For those thinking this winter can’t end soon enough, think again.
Come spring, “flooding is a virtual certainty,” said Chris Smallcomb, warning coordination meteorologist at the National Weather Service in Reno.
The severity depends on whether the season is cool with little additional precipitation, allowing the mountain snowpack to melt slowly, or it heats up and the snow disappears quickly.
Smallcomb said snowpack in the upper Carson River basin is now 200 to 250 percent of normal.
“That’s a lot of water. It’s close to the melt off of ’82-83 when we had flooding and near flooding on the order of weeks,” he said.

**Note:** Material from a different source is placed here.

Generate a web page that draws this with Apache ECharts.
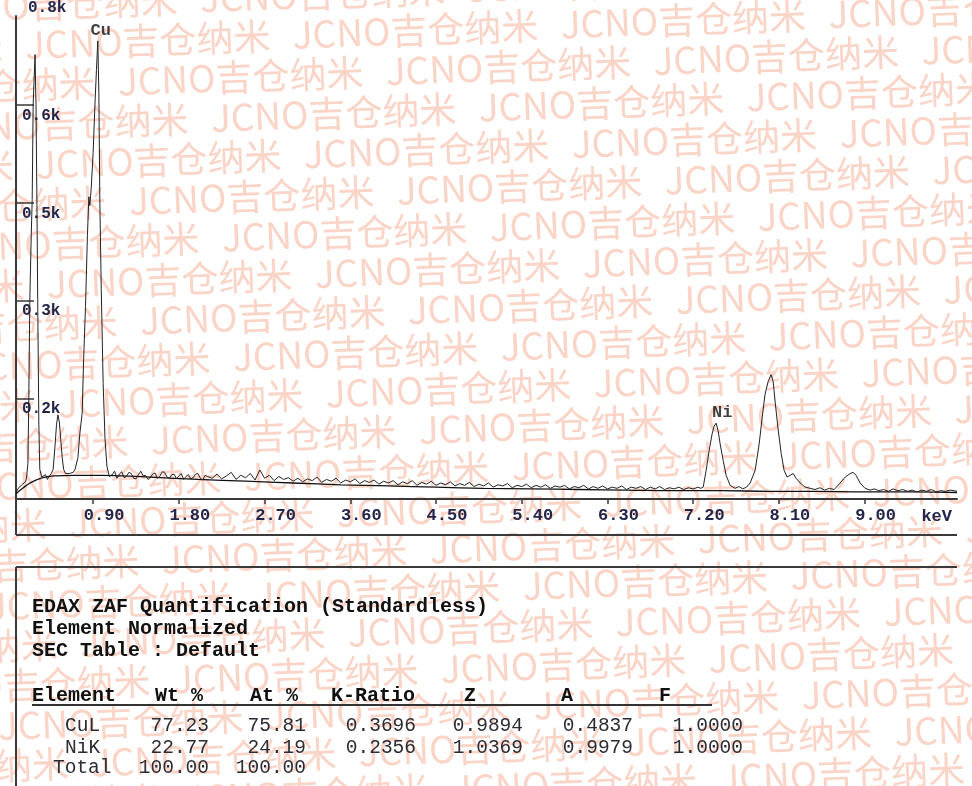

Smallcomb spoke Thursday during the last session of the three-day 2017 Carson River Watershed Management Forum, hosted by the Carson Water Subconservancy District and Carson River Coalition in the Bob Boldrick Theater at the Carson City Community Center.
Smallcomb said data from eight weather stations located along the Sierra Nevada mountains shows snowpack is on a trajectory to break the record set in the winter of 1982-83.
“And break it big time,” he said.
In the meantime, even mild precipitation may cause additional flooding in the area.
“The saturation of soil in the Carson River basin is at or near records. The ground is just wet, it cannot handle any more water,” Smallcomb said. “Even a moderate storm is going to cause more flooding.”
He said another atmospheric river, those big ribbons of moisture that stretch across the Pacific ocean, is coming in early to mid-March, but it doesn’t look as threatening as earlier ones.
So far, the Sierra region has been hit by 13 atmospheric rivers when the area typically sees 5-10, and only 2-3 in a drought year.
“By any measure this winter is one of the most exceptional winters for California and Nevada,” said Smallcomb.
It all started, Smallcomb said, with a record wet October, when more than 9 inches of rain were recorded in Tahoe City, 437 percent of normal.
“This is what really moistened up the ground,” said Smallcomb.
Then there were heavy rains in December and January saw one storm after another with little of the usual respite in between.
“Theses storms were just boom, boom, boom, one right after another,” said Smallcomb.
There’s a silver lining.
“The drought is done for now,” said Smallcomb. “Even if we have a dry winter next year, we have a lot of money in the bank.”